Dans mon expérience, il ne faut pas trop en faire. Une fois que l’on a mélangé les ingrédients et qu’on les a un peu jetés sur le plat de service, il faut dire : « Stop ! On fait la photo sans toucher à rien !» Souvent, c’est la meilleure prise de vue, la plus naturelle. Après, on commence à arranger, à essayer de faire joli et ça ne marche plus vraiment. Avec Jonathan Lovekin, le photographe avec qui je travaille depuis toujours, nous en rions à chaque fois : peut-être y a-t-il une explication physique, une sorte de loi qui fait que les choses renversées tombent naturellement bien…
Quel est le dernier cadeau fait à quelqu’un qui vous est cher?
J’aime apporter de beaux arrangements de légumes quand je suis invité quelque part, avec aussi des huiles d’olives délicieuses et des condiments de notre ligne. J’aime aussi acheter des accessoires de cuisine, comme ce merveilleux éplucheur, déniché à un festival littéraire au Pays de Galles – tout simple, avec une poignée rouge. Et bien sûr, les fantastiques éplucheurs suisses de Victorinox sont super efficaces !

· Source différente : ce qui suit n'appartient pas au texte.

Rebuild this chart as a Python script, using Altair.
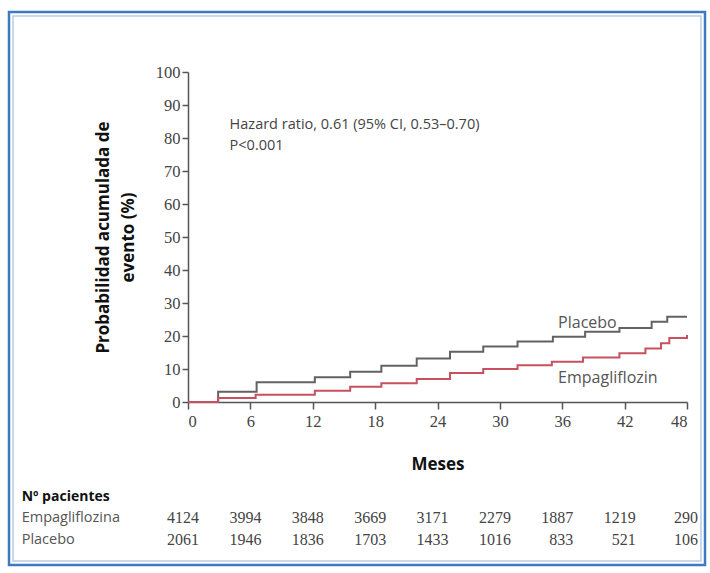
import altair as alt
import pandas as pd

# ---- data ----
placebo_months = [0, 2.9, 6.6, 12.2, 15.6, 18.6, 22.0, 25.2, 28.4, 31.7, 35.1, 38.2, 41.5, 44.6, 46.1, 48]
placebo_values = [0, 3.1, 6.0, 7.5, 9.2, 11.0, 13.2, 15.2, 16.8, 18.3, 19.8, 21.3, 22.4, 24.3, 25.8, 25.8]

empa_months = [0, 2.9, 6.5, 12.2, 15.6, 18.6, 22.0, 25.2, 28.4, 31.7, 35.0, 38.0, 41.5, 44.0, 45.5, 46.3, 48]
empa_values = [0, 1.2, 2.2, 3.4, 4.6, 5.7, 7.0, 8.8, 10.0, 11.1, 12.2, 13.5, 14.8, 16.2, 17.8, 19.4, 20.3]

risk_months = [0, 6, 12, 18, 24, 30, 36, 42, 48]
risk_empa = [4124, 3994, 3848, 3669, 3171, 2279, 1887, 1219, 290]
risk_placebo = [2061, 1946, 1836, 1703, 1433, 1016, 833, 521, 106]

x_ticks = [0, 6, 12, 18, 24, 30, 36, 42, 48]
y_ticks = [0, 10, 20, 30, 40, 50, 60, 70, 80, 90, 100]

GRAY = "#626262"
RED = "#c8505f"
SERIF = "Liberation Serif"
SANS = "Open Sans"

curves = pd.DataFrame(
    [{"mes": m, "prob": v, "grupo": "Placebo"} for m, v in zip(placebo_months, placebo_values)]
    + [{"mes": m, "prob": v, "grupo": "Empagliflozin"} for m, v in zip(empa_months, empa_values)]
)

xscale = alt.Scale(domain=[0, 48], nice=False, zero=False)
yscale = alt.Scale(domain=[0, 100], nice=False)

x_enc = alt.X(
    "mes:Q", scale=xscale,
    axis=alt.Axis(values=x_ticks, tickCount=len(x_ticks), title="Meses", titleFontSize=17,
                  titleFontWeight="bold", titleFont=SANS, titleColor="#111", titlePadding=27,
                  labelFont=SERIF, labelFontSize=16.5, labelColor="#444", labelPadding=4,
                  labelOverlap=False,
                  tickSize=7, tickColor="#555", domainColor="#555", domainWidth=1.5,
                  tickWidth=1.5, grid=False),
)
y_enc = alt.Y(
    "prob:Q", scale=yscale,
    axis=alt.Axis(values=y_ticks, tickCount=len(y_ticks), title=["Probabilidad acumulada de", "evento (%)"],
                  titleFontSize=17, titleFontWeight="bold", titleFont=SANS, titleColor="#111",
                  titlePadding=18, titleLineHeight=25,
                  labelFont=SERIF, labelFontSize=16.5, labelColor="#444", labelPadding=2,
                  labelOverlap=False,
                  tickSize=6, tickColor="#555", domainColor="#555", domainWidth=1.5,
                  tickWidth=1.5, grid=False),
)

def xq():
    return alt.X("mes:Q", scale=xscale)

def yq():
    return alt.Y("prob:Q", scale=yscale)

lines = alt.Chart(curves).mark_line(interpolate="step-after", strokeWidth=2).encode(
    x=x_enc, y=y_enc,
    color=alt.Color("grupo:N", scale=alt.Scale(domain=["Placebo", "Empagliflozin"], range=[GRAY, RED]),
                    legend=None),
)

labels = pd.DataFrame({
    "mes": [35.6, 35.6],
    "prob": [23.9, 7.3],
    "texto": ["Placebo", "Empagliflozin"],
})
label_marks = alt.Chart(labels).mark_text(align="left", baseline="middle", font=SANS, fontSize=16,
                                           color="#555").encode(x=xq(), y=yq(), text="texto:N")

notes = pd.DataFrame({
    "mes": [4.0, 4.0],
    "prob": [84.0, 77.6],
    "texto": ["Hazard ratio, 0.61 (95% CI, 0.53–0.70)", "P<0.001"],
})
note_marks = alt.Chart(notes).mark_text(align="left", baseline="middle", font=SANS, fontSize=14.5,
                                         color="#444").encode(x=xq(), y=yq(), text="texto:N")

# numbers-at-risk table (placed with the same scales, below the axis)
risk = pd.DataFrame(
    [{"mes": m, "prob": -35.2, "n": str(v)} for m, v in zip(risk_months, risk_empa)]
    + [{"mes": m, "prob": -41.8, "n": str(v)} for m, v in zip(risk_months, risk_placebo)]
)
risk_marks = alt.Chart(risk).mark_text(align="right", baseline="middle", font=SERIF, fontSize=16,
                                        color="#444", dx=11).encode(x=xq(), y=yq(), text="n:N")

rows = pd.DataFrame({
    "mes": [-16.0, -16.0, -16.0],
    "prob": [-28.8, -35.2, -41.8],
    "texto": ["Nº pacientes", "Empagliflozina", "Placebo"],
})
row_head = alt.Chart(rows.iloc[[0]]).mark_text(align="left", baseline="middle", font=SANS, fontSize=14,
                                               fontWeight="bold", color="#111").encode(
    x=xq(), y=yq(), text="texto:N")
row_names = alt.Chart(rows.iloc[1:]).mark_text(align="left", baseline="middle", font=SANS, fontSize=14.5,
                                               color="#555").encode(x=xq(), y=yq(), text="texto:N")

# decorative frame around the figure
frame_outer = alt.Chart(pd.DataFrame({"a": [0]})).mark_rect(
    fill=None, stroke="#3f79c0", strokeWidth=2.5).encode(
    x=alt.value(-179), x2=alt.value(517), y=alt.value(-60), y2=alt.value(493))
frame_inner = alt.Chart(pd.DataFrame({"a": [0]})).mark_rect(
    fill=None, stroke="#b9cde3", strokeWidth=1.5).encode(
    x=alt.value(-175), x2=alt.value(513), y=alt.value(-56), y2=alt.value(489))

chart = alt.layer(lines, frame_inner, frame_outer, label_marks, note_marks, risk_marks, row_head, row_names).properties(
    width=499, height=330,
    padding={"left": 188, "top": 72, "right": 23, "bottom": 171},
    autosize=alt.AutoSizeParams(type="none"),
).configure(background="white", view=alt.ViewConfig(stroke=None))

chart.save("out.html", embed_options={"renderer": "svg", "actions": False})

Et le dernier cadeau que vous vous êtes offert?
La paire de sneakers Nike Air force en rose et vert (photo), l’été dernier. Regardez, je les porte! Je me suis fait une réputation pour ma passion envers les chaussures de sport hautes en couleurs.
Quelle est votre routine quand vous venez à Genève? Avez-vous le temps de visiter?
Jamais, hélas ! J’ai tout juste le temps de filer acheter du chocolat pour mes enfants. J’aime beaucoup l’offre de Läderach (photo) du magasin de l’aéroport, mais on m’a aussi parlé des Amandes Princesses de Guillaume Bichet, je vais essayer de trouver le temps pour y faire un saut.

Vous avez d’ailleurs un lien avec la Suisse…
Oui, la PDG de notre compagnie, Cornelia Stäubli, est aussi ma meilleure amie et marraine de mes enfants. Elle les emmène régulièrement skier à Davos et j’y suis aussi allé – mais pas en hiver. J’ai adoré marcher dans la montagne.

Quel est votre refuge personnel pour fuir le monde?
Nous louons une maison en famille presque chaque été sur l’île grecque de Kia (photo). Ce n’est pas une île glamour où faire la fête. Ce que j’aime là-bas, c’est une sorte de retour à l’essentiel. Pas seulement la beauté du paysage et les bains de mer, non… J’apprécie cette simplicité où le marché ne propose que des courgettes, des aubergines, des tomates, des pêches et du poisson frais pêché, mais de quelle qualité. Je cuisine très volontiers là-bas, alors que j’ai finalement peu de temps pour le faire à la maison le reste de l’année.